**** Material ****

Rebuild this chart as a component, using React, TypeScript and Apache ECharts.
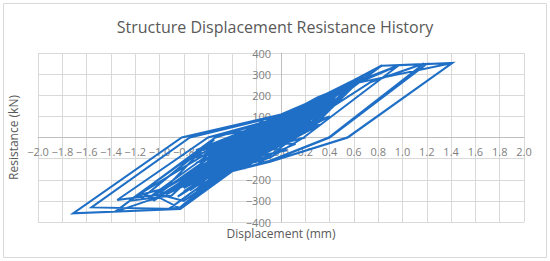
import React, { useEffect, useRef } from "react";
import * as echarts from "echarts";

const chartTitle = "Structure Displacement Resistance History";
const xAxisName = "Displacement (mm)";
const yAxisName = "Resistance (kN)";

// Displacement (mm) of each recorded point, in load-history order
const displacement = [
  0,
  0.12, -0.16, -0.18, 0.11,
  0.2, -0.15, -0.22, -0.28, 0.05, 0.12,
  0.28, -0.13, -0.26, -0.35, 0.0, 0.15,
  0.35, -0.1, -0.3, -0.42, -0.05, 0.18,
  0.42, -0.1, -0.3, -0.47, -0.07, 0.15,
  0.48, -0.07, -0.32, -0.53, -0.06, 0.2,
  0.55, -0.06, -0.35, -0.58, -0.05, 0.22,
  0.62, -0.04, -0.38, -0.65, -0.04, 0.25,
  0.7, -0.02, -0.25, -0.72, -0.03, 0.28,
  0.3, -0.55, 0.2, -0.7, 0.4, -0.45, 0.1, -0.6, 0.35, -0.75,
  0.25, -0.5, 0.45, -0.65, 0.15, -0.4, 0.32, -0.55, 0.05, -0.7,
  0.38, -0.35, 0.2, -0.6, 0.28, -0.8, 0.12, -0.45, 0.42, -0.3,
  0.0, -0.62, 0.22, -0.5, 0.48, -0.72, 0.05, -0.38, 0.35,
  -0.85, 0.3, -0.75, 0.1, -0.9, 0.45, -0.7, 0.2, -0.8, 0.0, -0.6, 0.35, -0.95, 0.15, -0.65, -0.05,
  -0.55, 0.4, -0.7, 0.25, -0.5, 0.5, -0.75, 0.05, -0.6, 0.3, -0.45, -0.1, -0.85, 0.2, -0.65, 0.4,
  -0.8, 0.5, -0.55, 0.1, -0.85, 0.4, -0.75, 0.15, -0.9, 0.3, -0.45, 0.0, -0.95, 0.4, -0.5, 0.2,
  -0.75, -0.05, -0.65, 0.2, -0.6, 0.3, -0.6, 0.25, -0.65, 0.45, -0.85, 0.05, -0.7, 0.35, -0.7, -0.1,
  -0.6, 0.05, -0.55, 0.0, -0.7, -0.05, -0.5, 0.1, -0.65, -0.1, -0.4, 0.15, -0.75, -0.2,
  -0.35, 0.05, -0.6, -0.15, -0.45, 0.1, -0.8, -0.25, -0.5, 0.0, -0.55, -0.1,
  0.833, 0.02, -0.2, -0.55, -0.831, -0.02, 0.24, 0.6,
  0.97, 0.187, -0.09, -0.47, -0.83, -0.927,
  -0.3, -1.0, -0.35, -1.1, -0.45, -1.2, -1.05, -1.15, -0.95, -1.0, -0.5, -0.9,
  -1.25, -0.55, -1.15, -0.62, -1.05, -0.5,
  -0.1, 0.3, 0.74,
  1.177, 0.393, -0.09, -0.47, -0.83, -1.0, -1.1, -1.367, -0.54, 0.0, 0.6,
  1.411, 0.545, -0.09, -0.47, -0.83, -1.56, -0.75, 0.0, 0.6, 0.833,
  1.2, 0.4, -0.09, -0.47, -0.8, -1.0, -1.348, -0.6, 0.0, 0.3, 0.6, 0.97,
  1.411, 0.55, -0.09, -0.47, -0.83, -1.711, -0.817, 0.0, 0.24, 0.6, 0.833,
];

// Resistance (kN) of each recorded point
const resistance = [
  0,
  118, 0, -122, 0,
  150, 0, -60, -138, 0, 62,
  172, 5, -50, -150, 0, 50,
  195, 20, -40, -162, -10, 40,
  218, 0, -30, -169, 0, 33,
  232, 0, -38, -198, 0, 40,
  258, 0, -45, -222, 0, 42,
  278, 0, -55, -255, 0, 45,
  300, 0, -38, -290, 0, 50,
  180, -190, 120, -250, 170, -120, 60, -140, 120, -200,
  40, -60, 210, -90, 100, -155, 60, -30, 110, -60,
  95, -80, 0, -100, 140, -255, -30, -30, 140, -140,
  30, -220, 80, 10, 180, -150, -60, -40, 150,
  -280, 170, -250, 120, -240, 200, -200, 80, -180, 60, -210, 140, -270, 30, -160, 95,
  -190, 100, -120, 110, -170, 220, -100, 0, -90, 60, -160, 70, -220, 140, -60, 190,
  -180, 220, -190, 120, -280, 190, -100, 30, -240, 60, -160, 60, -270, 100, -170, 140,
  -250, 95, -60, 80, -210, 170, -90, 110, -160, 200, -220, 0, -120, 140, -200, 70,
  -200, 100, -150, 30, -180, 40, -100, 90, -230, 20, -130, 110, -220, -20,
  -100, 60, -120, 80, -180, 40, -240, 40, -140, -20, -60, -60,
  342, 0, -40, -205, -339, 0, 55, 250,
  342, 0, -95, -160, -330, -340,
  -80, -275, -40, -290, -20, -280, -255, -270, -240, -262, -60, -275,
  -300, -10, -290, -40, -300, -80,
  0, 100, 263,
  350, 0, -110, -169, -335, -285, -300, -352, 0, 95, 255,
  353, 0, -115, -169, -339, -331, 0, 105, 265, 340,
  348, 0, -112, -169, -300, -270, -296, 0, 95, 190, 260, 342,
  353, 0, -115, -169, -339, -359, 0, 109, 168, 271, 342,
];

const minus = (v: number, dec: number) =>
  (v < 0 ? "\u2212" : "") + Math.abs(v).toFixed(dec);

const GRID = { left: 38, right: 26, top: 53, bottom: 39 };
const W = 550;
const H = 261;

export default function App() {
  const ref = useRef<HTMLDivElement>(null);
  useEffect(() => {
    const chart = echarts.init(ref.current!, null, { renderer: "svg" });
    const data = displacement.map((d, i) => [d, resistance[i]]);
    const font = "Open Sans";
    const gw = W - GRID.left - GRID.right;
    const gh = H - GRID.top - GRID.bottom;
    chart.setOption({
      animation: false,
      backgroundColor: "#ffffff",
      title: {
        text: chartTitle,
        left: "center",
        top: 14,
        textStyle: { fontFamily: font, fontSize: 16, fontWeight: "normal", color: "#595959" },
      },
      grid: GRID,
      xAxis: {
        type: "value",
        min: -2,
        max: 2,
        interval: 0.2,
        position: "bottom",
        offset: -gh / 2,
        axisLine: { show: true, onZero: false, lineStyle: { color: "#bfbfbf", width: 1 } },
        axisTick: { show: false },
        axisLabel: {
          formatter: (v: number) => minus(v, 1),
          color: "#7f7f7f",
          fontFamily: font,
          fontSize: 11,
          margin: 8,
        },
        splitLine: { show: true, lineStyle: { color: "#d9d9d9", width: 1 } },
      },
      yAxis: {
        type: "value",
        min: -400,
        max: 400,
        interval: 100,
        position: "left",
        offset: -gw / 2,
        axisLine: { show: true, onZero: false, lineStyle: { color: "#bfbfbf", width: 1 } },
        axisTick: { show: false },
        axisLabel: {
          formatter: (v: number) => minus(v, 0),
          color: "#7f7f7f",
          fontFamily: font,
          fontSize: 11,
          margin: 10,
        },
        splitLine: { show: true, lineStyle: { color: "#d9d9d9", width: 1 } },
      },
      graphic: [
        {
          type: "rect",
          shape: { x: 3.5, y: 3.5, width: 543, height: 254 },
          style: { fill: "none", stroke: "#d9d9d9", lineWidth: 1 },
          silent: true,
          z: -10,
        },
        {
          type: "text",
          x: 281,
          y: 233,
          style: {
            text: xAxisName,
            align: "center",
            verticalAlign: "middle",
            fill: "#595959",
            fontFamily: font,
            fontSize: 12,
          },
        },
        {
          type: "text",
          x: 13,
          y: 137.5,
          rotation: Math.PI / 2,
          style: {
            text: yAxisName,
            align: "center",
            verticalAlign: "middle",
            fill: "#595959",
            fontFamily: font,
            fontSize: 12,
          },
        },
      ],
      series: [
        {
          type: "line",
          data,
          showSymbol: false,
          symbol: "none",
          lineStyle: { color: "#1f6fc6", width: 2, join: "miter" },
          itemStyle: { color: "#1f6fc6" },
          z: 5,
        },
      ],
    });
    return () => chart.dispose();
  }, []);
  return (
    <div
      ref={ref}
      style={{ position: "fixed", left: 0, top: 0, width: W, height: H }}
    />
  );
}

****

- [Problem to work on]:
Calculate how many lines of the material include the string "React", and state that number by itself.

- [Exercise solution]:
2